Global continuation of monotone wavefronts

TL;DR

This paper establishes criteria for the existence of monotone traveling wavefronts in certain delayed reaction-diffusion equations, covering key models like Mackey-Glass and KPP-Fisher, using advanced functional-analytic methods.

Contribution

It provides a new theoretical framework for the global continuation of monotone wavefronts in non-quasi-monotone delayed reaction-diffusion equations.

Findings

Criteria for existence of monotone wavefronts established

Applicable to Mackey-Glass and KPP-Fisher equations

Uses Lyapunov-Schmidt reduction in weighted function spaces

Abstract

In this paper, we answer the question about the criteria of existence of monotone travelling fronts $u = \phi(\nu \cdot x+ct), \phi(-\infty) =0, \phi(+\infty) = \kappa,$ for the monostable (and, in general, non-quasi-monotone) delayed reaction-diffusion equations $u_t(t,x) - \Delta u(t,x) = f(u(t,x), u(t-h,x)).$ $C^{1,\gamma}$-smooth $f$ is supposed to satisfy $f(0,0) = f(\kappa,\kappa) =0$ together with other monostability restrictions. Our theory covers the two most important cases: Mackey-Glass type diffusive equations and KPP-Fisher type equations.

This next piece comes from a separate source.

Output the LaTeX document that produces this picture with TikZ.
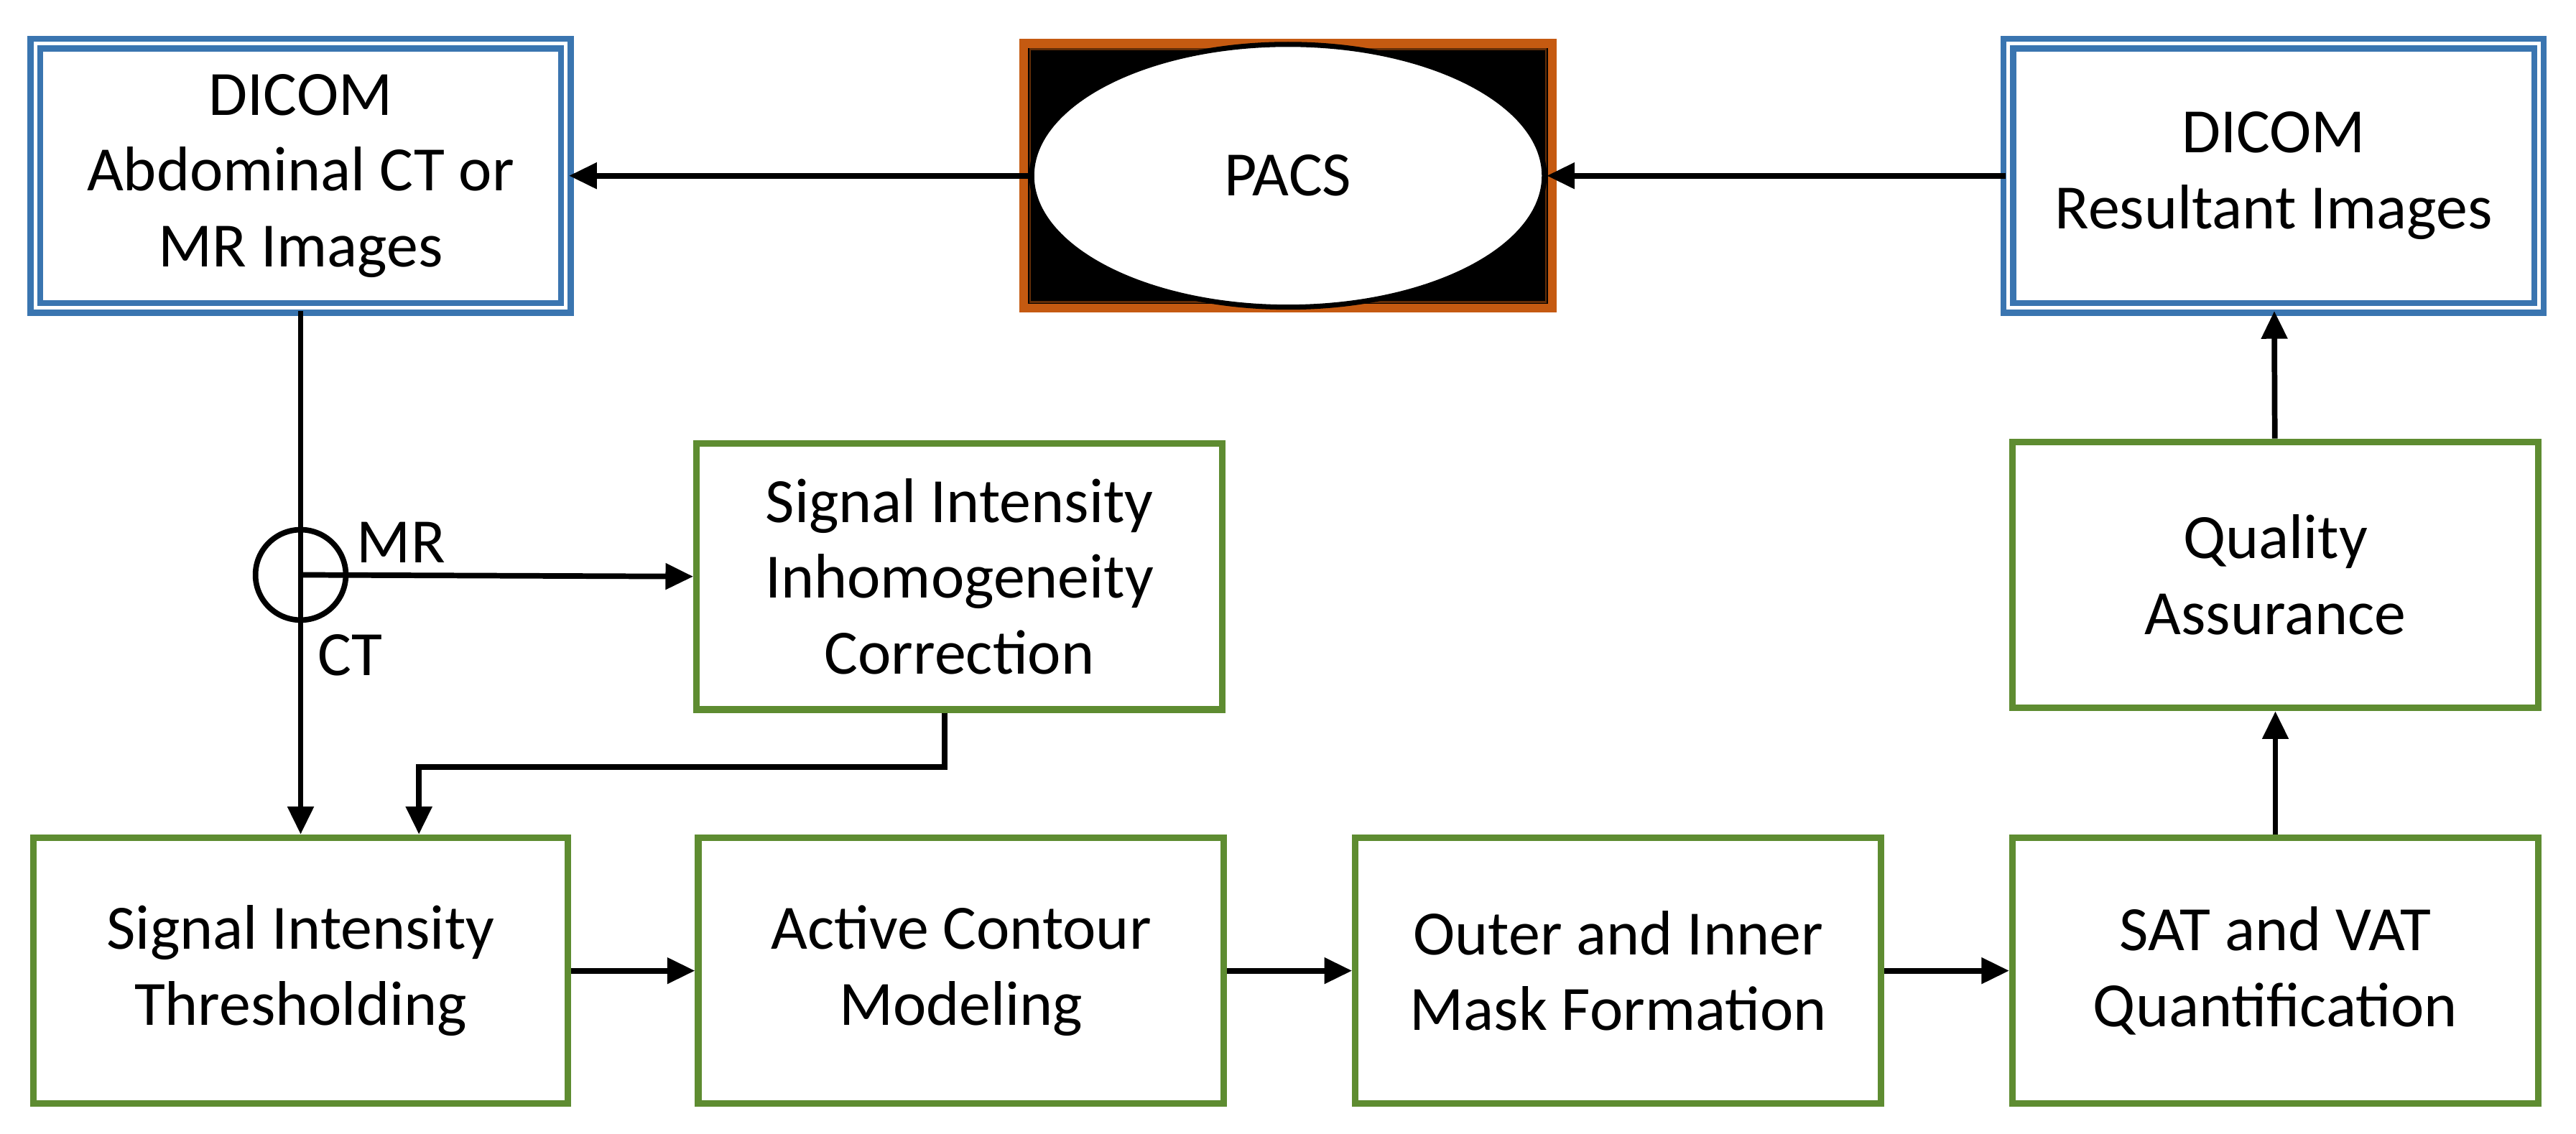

The proofs are based on a variant of Hale-Lin functional-analytic approach to the heteroclinic solutions where Lyapunov-Schmidt reduction is realized in a `mobile' weighted space of $C^2$-smooth functions. This method requires a detailed analysis of a family of associated linear differential Fredholm operators: at this stage, the discrete Lyapunov functionals by Mallet-Paret and Sell are used in an essential way.